The Collier County Department of Health has granted a temporary abatement to a portion of the County-imposed cistern conversion fee.
This is great news for water conservation efforts in general and for those desirous in converting their septic tanks into cisterns.
As this blog has proven repeatedly, a cistern derived from a septic tank saves approximately 900 gallons of water every 2-3 days in the rainy season, and the same every 14-20 days in the non-rainy season. With the U.S. weather service predicting longer rainy seasons now to span six months, this is a considerable water savings.
The cost to convert to a cistern is obviated in part by the savings of having to destroy the septic tank. A novel cistern design is being installed that does not need electricity – hence it's cheaper.
Following the initiative of Councilor Kiester, the Marco Island City Council voted unanimously to eliminate the City-imposed cistern fee. The city council has also sent a letter to Collier County requesting that the County's fee be eliminated.
Following up on the City's letter, the Collier County Department of Health received a call from this author pleading the case based exclusively on our combined obligation to conserve water and to minimize storm water runoff. An email was sent following up on the conservation. Councilor Kiester also followed up with a letter.
And today we received the good news.
The Collier County Department of Health decided to forgo $160 of the $295 fee. They pointed out, correctly so, that the remaining $135 was for out of pocket costs that they had to pay. Also, the elimination of this fee applies to those who have already applied for a cistern permit, and to those applying in the near future. The department will evaluate the program as it goes forward. Fair enough.
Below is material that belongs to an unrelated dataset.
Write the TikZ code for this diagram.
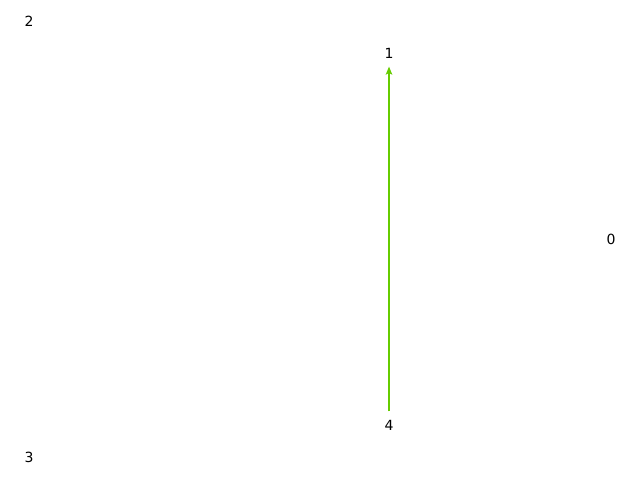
\documentclass[tikz,border=0pt]{standalone}
\usepackage{fontspec}
\setmainfont{DejaVu Sans}
\usetikzlibrary{arrows.meta}
\definecolor{edgegreen}{RGB}{102,204,0}
\begin{document}
\begin{tikzpicture}[x=1pt,y=-1pt,
  lbl/.style={inner sep=8.5pt,outer sep=0pt,font=\fontsize{14}{16}\selectfont},
  edge/.style={draw=edgegreen,line width=1.4pt,-{Stealth[length=8pt,width=6.5pt,inset=1.5pt]}}]
\useasboundingbox (0,0) rectangle (640,480);
\node[lbl] (n0) at (611,239) {0};
\node[lbl] (n1) at (389,53) {1};
\node[lbl] (n2) at (29,21) {2};
\node[lbl] (n3) at (29,457) {3};
\node[lbl] (n4) at (389,425) {4};
\draw[edge] (n4) -- (n1);
\end{tikzpicture}
\end{document}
To some, these two fee abeyances may seem trivial. But if you think about it, this is a huge accomplishment: when was the last time a grass-roots conservation movement actually garners the cooperation of two government entities and implemented a real water conservation program that also protects the environment?
This opportunity of fees being abated is a welcomed sign that the city and the county are willing to be partners in conservation and in protecting our environment. It is now up to the citizens of Marco Island – you have every opportunity to act to conserve water, protect the environment, and to save money in the long run. Everything has been done for you – you can act, or …
Our expressed gratitude to Councilor Kiester for being the constant and vocal driving force, and to the Collier Department of Health for their professionalism and proven interest in the environment.